Se Djokovic ha dovuto rinunciare ad avere i favori del pubblico e degli amanti del tennis - il serbo non può piacere a chi ama davvero il tennis e infatti la sua fanbase è quasi esclusivamente costituita da conterranei (spesso donne mature che sognano un maschio che non esiste più), no-vax che non hanno mai visto una partita di tennis in vita loro e qualche anticonformista che rosica perché Federer è troppo bello per essere vero - e lo ha fatto per i numeri. L’importante per lui è sempre stato vincere, non essere amati. Ora si ritrova a constatare che il suo erede, oltre a essere potenzialmente più forte di lui, è pure più amato dal pubblico. Perché Sinner è un ragazzo corretto, sportivo, umile, sensibile - forse pure troppo - e non si può non volergli bene. E infatti è uno dei tennisti più amati del circuito, anche e soprattutto dai suoi colleghi.

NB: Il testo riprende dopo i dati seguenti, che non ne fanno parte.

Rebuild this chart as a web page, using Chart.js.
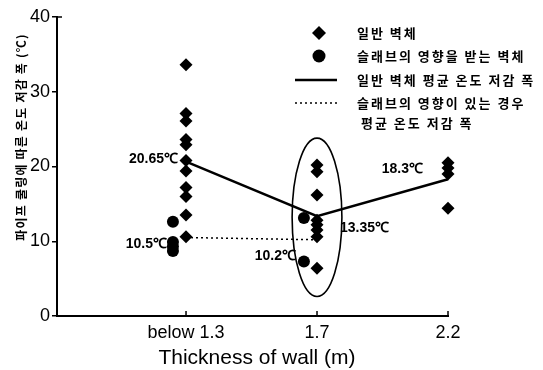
<!DOCTYPE html>
<html><head><meta charset="utf-8">
<script src="https://cdn.jsdelivr.net/npm/chart.js@4/dist/chart.umd.min.js"></script>
<style>html,body{margin:0;padding:0;background:#fff;}#wrap{width:543px;height:370px;}</style>
</head><body><div id="wrap"><canvas id="c" width="543" height="370"></canvas></div>
<script>
const categories = ['below 1.3', '1.7', '2.2'];
const generalWall = [
  [33.6, 27.1, 26.1, 23.6, 22.9, 20.8, 19.4, 17.2, 16.0, 13.5, 10.6],
  [20.2, 19.3, 16.2, 12.8, 12.2, 11.5, 10.6, 6.4],
  [20.5, 19.8, 19.0, 14.4]
];
const slabWall = [
  [12.6, 9.9, 9.3, 8.7],
  [13.1, 7.3],
  []
];
const generalMean = [20.65, 13.35, 18.3];
const slabMean = [10.5, 10.2];
const yTicks = [0, 10, 20, 30, 40];
const legendLabels = ['일반 벽체', '슬래브의 영향을 받는 벽체', '일반 벽체 평균 온도 저감 폭', '슬래브의 영향이 있는 경우', '평균 온도 저감 폭'];
const yTitle = '파이프 쿨링에 따른 온도 저감 폭 (℃)';
const xTitle = 'Thickness of wall (m)';
const unit = '℃';

const SLAB_OFFSET = -0.1;
const KFONT = '"Noto Sans CJK KR", "Noto Sans", sans-serif';
const AFONT = '"Liberation Sans", Arial, sans-serif';

const diamondPts = [];
generalWall.forEach((arr, i) => arr.forEach(v => diamondPts.push({x: i, y: v})));
const circlePts = [];
slabWall.forEach((arr, i) => arr.forEach(v => circlePts.push({x: i + SLAB_OFFSET, y: v})));

const annot = {
  id: 'annot',
  afterDraw(chart) {
    const ctx = chart.ctx;
    const xs = chart.scales.x, ys = chart.scales.y;
    const X = v => xs.getPixelForValue(v), Y = v => ys.getPixelForValue(v);
    ctx.save();
    ctx.strokeStyle = '#000'; ctx.fillStyle = '#000';
    ctx.lineWidth = 1.5;
    categories.forEach((c, i) => {
      ctx.beginPath(); ctx.moveTo(X(i), Y(0)); ctx.lineTo(X(i), Y(0) - 5); ctx.stroke();
    });
    ctx.beginPath(); ctx.moveTo(X(xs.min), Y(40)); ctx.lineTo(X(xs.min) + 5, Y(40)); ctx.stroke();
    // ellipse around 1.7
    const ex = X(1), ey = Y(13.2);
    const rx = X(1.19) - X(1), ry = Y(13.2) - Y(23.8);
    ctx.lineWidth = 1.6;
    ctx.beginPath(); ctx.ellipse(ex, ey, rx, ry, 0, 0, Math.PI * 2); ctx.stroke();
    // value annotations
    ctx.font = 'bold 14px ' + AFONT;
    ctx.textBaseline = 'middle';
    const lab = (txt, px, py, align) => { ctx.textAlign = align; ctx.fillText(txt, px, py); };
    lab(generalMean[0] + unit, X(0) - 8, Y(generalMean[0]) - 3, 'right');
    lab(slabMean[0] + unit, X(0) - 19, Y(slabMean[0]) + 7, 'right');
    lab(slabMean[1] + unit, X(1) - 21, Y(slabMean[1]) + 16, 'right');
    lab(generalMean[1] + unit, X(1) + 23, Y(generalMean[1]) + 12, 'left');
    lab(generalMean[2] + unit, X(2) - 25, Y(generalMean[2]) - 10, 'right');
    // legend
    ctx.font = 'bold 13px ' + KFONT;
    ctx.letterSpacing = '2px';
    ctx.textAlign = 'left';
    const tx = 357;
    ctx.beginPath(); ctx.moveTo(319, 26); ctx.lineTo(326, 33); ctx.lineTo(319, 40); ctx.lineTo(312, 33); ctx.closePath(); ctx.fill();
    ctx.fillText(legendLabels[0], tx, 33);
    ctx.beginPath(); ctx.arc(319, 56, 6.5, 0, Math.PI * 2); ctx.fill();
    ctx.fillText(legendLabels[1], tx, 56);
    ctx.lineWidth = 2.5;
    ctx.beginPath(); ctx.moveTo(295, 80); ctx.lineTo(337, 80); ctx.stroke();
    ctx.fillText(legendLabels[2], tx, 80);
    ctx.lineWidth = 1.5; ctx.setLineDash([2, 3]);
    ctx.beginPath(); ctx.moveTo(295, 103); ctx.lineTo(337, 103); ctx.stroke();
    ctx.setLineDash([]);
    ctx.fillText(legendLabels[3], tx, 103);
    ctx.fillText(legendLabels[4], 361, 123);
    // y title
    ctx.save();
    ctx.translate(21, 137); ctx.rotate(-Math.PI / 2);
    ctx.font = 'bold 12px ' + KFONT;
    ctx.letterSpacing = '1.2px';
    ctx.textAlign = 'center';
    ctx.fillText(yTitle, 0, 0);
    ctx.restore();
    // x title
    ctx.letterSpacing = '0px';
    ctx.font = '21px ' + AFONT;
    ctx.textAlign = 'center';
    ctx.fillText(xTitle, 257, 358);
    ctx.restore();
  }
};

new Chart(document.getElementById('c'), {
  type: 'scatter',
  data: {
    datasets: [
      { data: generalMean.map((v, i) => ({x: i, y: v})), showLine: true, borderColor: '#000', borderWidth: 2.5, pointRadius: 0, order: 3, clip: false },
      { data: slabMean.map((v, i) => ({x: i, y: v})), showLine: true, borderColor: '#000', borderWidth: 1.5, borderDash: [2, 3], pointRadius: 0, order: 4, clip: false },
      { data: diamondPts, pointStyle: 'rectRot', pointRadius: 6.5, backgroundColor: '#000', borderColor: '#000', borderWidth: 0, order: 1, clip: false },
      { data: circlePts, pointStyle: 'circle', pointRadius: 6, backgroundColor: '#000', borderColor: '#000', borderWidth: 0, order: 2, clip: false }
    ]
  },
  options: {
    responsive: false, animation: false, devicePixelRatio: 1,
    layout: { padding: { left: 0, right: 95, top: 17, bottom: 0 } },
    plugins: { legend: { display: false }, tooltip: { enabled: false } },
    scales: {
      x: {
        type: 'linear', min: -0.985, max: 2,
        afterBuildTicks: s => { s.ticks = categories.map((c, i) => ({value: i})); },
        ticks: { callback: v => categories[v], color: '#000', font: { family: AFONT, size: 18 }, padding: 6, maxRotation: 0, autoSkip: false },
        grid: { drawOnChartArea: false, drawTicks: false },
        border: { color: '#000', width: 2 },
        afterFit: s => { s.height = 54; }
      },
      y: {
        min: 0, max: 40,
        afterBuildTicks: s => { s.ticks = yTicks.map(v => ({value: v})); },
        ticks: { color: '#000', font: { family: AFONT, size: 18 }, padding: 2 },
        grid: { drawOnChartArea: false, tickLength: 5, color: '#000', lineWidth: 1.5 },
        border: { color: '#000', width: 2 },
        afterFit: s => { s.width = 57; }
      }
    }
  },
  plugins: [annot]
});
</script></body></html>
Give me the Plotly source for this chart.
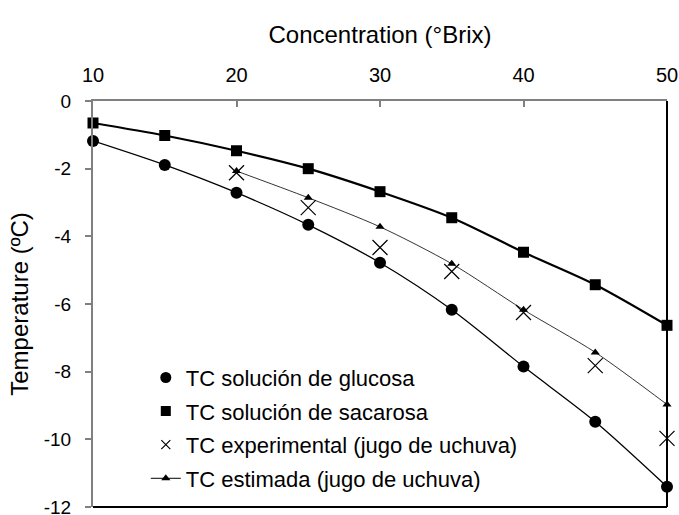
import plotly.graph_objects as go

conc = [10, 15, 20, 25, 30, 35, 40, 45, 50]
tc_glucosa = [-1.18, -1.89, -2.71, -3.66, -4.78, -6.17, -7.85, -9.48, -11.4]
tc_sacarosa = [-0.65, -1.02, -1.47, -2.0, -2.68, -3.45, -4.47, -5.43, -6.63]
conc_jugo = [20, 25, 30, 35, 40, 45, 50]
tc_experimental = [-2.12, -3.15, -4.33, -5.04, -6.25, -7.82, -9.97]
tc_estimada = [-2.07, -2.86, -3.72, -4.81, -6.17, -7.43, -8.97]

x_ticks = [10, 20, 30, 40, 50]
y_ticks = [0, -2, -4, -6, -8, -10, -12]
y_ticklabels = ["0", "-2", "-4", "-6", "-8", "-10", "-12"]

FONT = "Liberation Sans, Arial, sans-serif"

fig = go.Figure()
fig.add_trace(go.Scatter(
    x=conc, y=tc_glucosa, name="TC solución de glucosa", showlegend=False,
    mode="lines+markers", line=dict(color="black", width=1.3, shape="spline", smoothing=0.8),
    marker=dict(symbol="circle", size=12, color="black"), cliponaxis=False))
fig.add_trace(go.Scatter(
    x=conc, y=tc_sacarosa, name="TC solución de sacarosa", showlegend=False,
    mode="lines+markers", line=dict(color="black", width=2.2, shape="spline", smoothing=0.8),
    marker=dict(symbol="square", size=11, color="black"), cliponaxis=False))
fig.add_trace(go.Scatter(
    x=conc_jugo, y=tc_experimental, name="TC experimental (jugo de uchuva)", showlegend=False,
    mode="markers",
    marker=dict(symbol="x-thin-open", size=15, color="black", line=dict(width=1.2, color="black")),
    cliponaxis=False))
fig.add_trace(go.Scatter(
    x=conc_jugo, y=tc_estimada, name="TC estimada (jugo de uchuva)", showlegend=False,
    mode="lines+markers", line=dict(color="black", width=0.8, shape="spline", smoothing=0.8),
    marker=dict(symbol="triangle-up", size=8, color="black"), cliponaxis=False))

# legend entries (as in the original legend: markers only except the estimated curve)
fig.add_trace(go.Scatter(x=[None], y=[None], name="TC solución de glucosa", legendgroup="g1",
                         mode="markers", marker=dict(symbol="circle", size=11, color="black")))
fig.add_trace(go.Scatter(x=[None], y=[None], name="TC solución de sacarosa", legendgroup="g2",
                         mode="markers", marker=dict(symbol="square", size=10, color="black")))
fig.add_trace(go.Scatter(x=[None], y=[None], name="TC experimental (jugo de uchuva)", legendgroup="g3",
                         mode="markers",
                         marker=dict(symbol="x-thin-open", size=9, color="black",
                                     line=dict(width=1.2, color="black"))))
fig.add_trace(go.Scatter(x=[None], y=[None], name="TC estimada (jugo de uchuva)", legendgroup="g4",
                         mode="lines+markers", line=dict(color="black", width=1),
                         marker=dict(symbol="triangle-up", size=8, color="black")))

fig.add_shape(type="line", xref="paper", yref="paper", x0=1, x1=1, y0=0, y1=1,
              line=dict(color="black", width=2))
fig.add_shape(type="line", xref="paper", yref="paper", x0=0, x1=1, y0=0, y1=0,
              line=dict(color="black", width=2))

fig.update_layout(
    width=679, height=515,
    margin=dict(l=93, r=12, t=101, b=8),
    paper_bgcolor="white", plot_bgcolor="white",
    font=dict(family=FONT, size=19, color="black"),
    showlegend=True,
    legend=dict(x=0.092, y=0.018, xanchor="left", yanchor="bottom",
                bgcolor="rgba(0,0,0,0)", font=dict(size=22), tracegroupgap=2,
                itemwidth=30),
    xaxis=dict(side="top", range=[10, 50], tickvals=x_ticks, ticks="inside", ticklen=6,
               tickcolor="#808080", tickwidth=1.5, showline=True, linecolor="#808080",
               linewidth=2, showgrid=False, zeroline=False, automargin=False,
               ticklabelstandoff=9, ticklabeloverflow="allow",
               title=dict(text="Concentration (°Brix)", font=dict(size=24), standoff=14),
               tickfont=dict(size=20)),
    yaxis=dict(range=[-12, 0], tickvals=y_ticks, ticktext=y_ticklabels, ticks="outside",
               ticklen=6, tickcolor="#808080", tickwidth=1.5, showline=True,
               linecolor="#808080", linewidth=2, showgrid=False, zeroline=False,
               automargin=False, ticklabelstandoff=10, ticklabeloverflow="allow",
               title=dict(text="Temperature (ºC)", font=dict(size=24), standoff=8),
               tickfont=dict(size=19)),
)

fig.write_html("out.html", config={"displayModeBar": False},
               post_script="document.body.style.margin='0';document.body.style.overflow='hidden';")
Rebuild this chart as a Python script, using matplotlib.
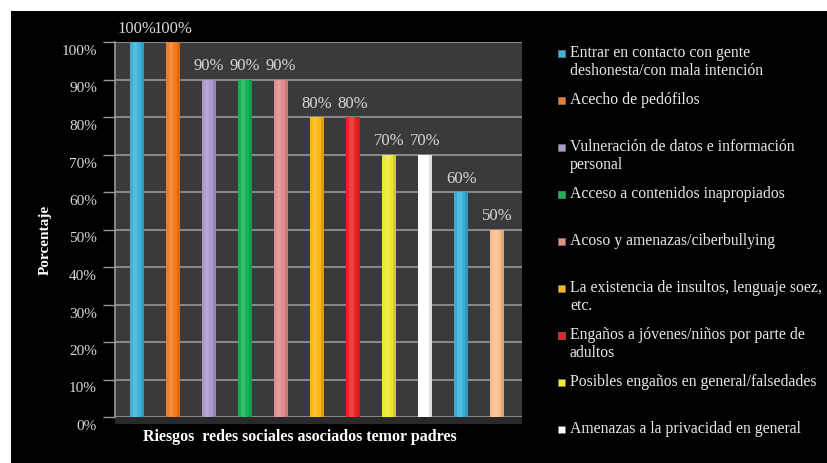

È proprio nella fanbase di Djokovic che ogni tanto si sente puzza di bruciato. La tendenza, spesso furbescamente dissimulata, è quella di criticare Sinner - magari solo perché è stato citato da quel pagliaccio del virologo Bassetti - anche quando è incriticabile. Si tira in ballo la noia - come se le partite di Djokovic fossero uno spettacolo di fuochi d’artificio -, oppure la sua presunta mancanza di attaccamento alla patria perché non va tutti i giorni a baciare il culo a Mattarella - nonostante abbia fatto vincere due volte la Coppa Davis a un Paese che non si ricordava più manco come era fatta -, oppure sulla residenza fiscale a Montecarlo, quando noi italiani siamo i campioni dell’evasione fiscale. È una tensione velata, ma palpabile e talvolta significativa, perché questo tipo di fanbase funziona come un clan e tende a rispondere pavlovianamente agli stimoli forniti dal loro infallibile “boss”.
Ammesso e non concesso, quindi, che le mie - e quelle di chi la pensa come me - non siano davvero solo delle seghe mentali, che non ci stiamo tutti facendo un film (di cattivo gusto) e quindi che Djokovic stia davvero rosicando, ebbene il serbo avrebbe tutte le ragioni per farlo. Il punto è questo, insomma: che ti capiamo, caro Novak. Coraggio!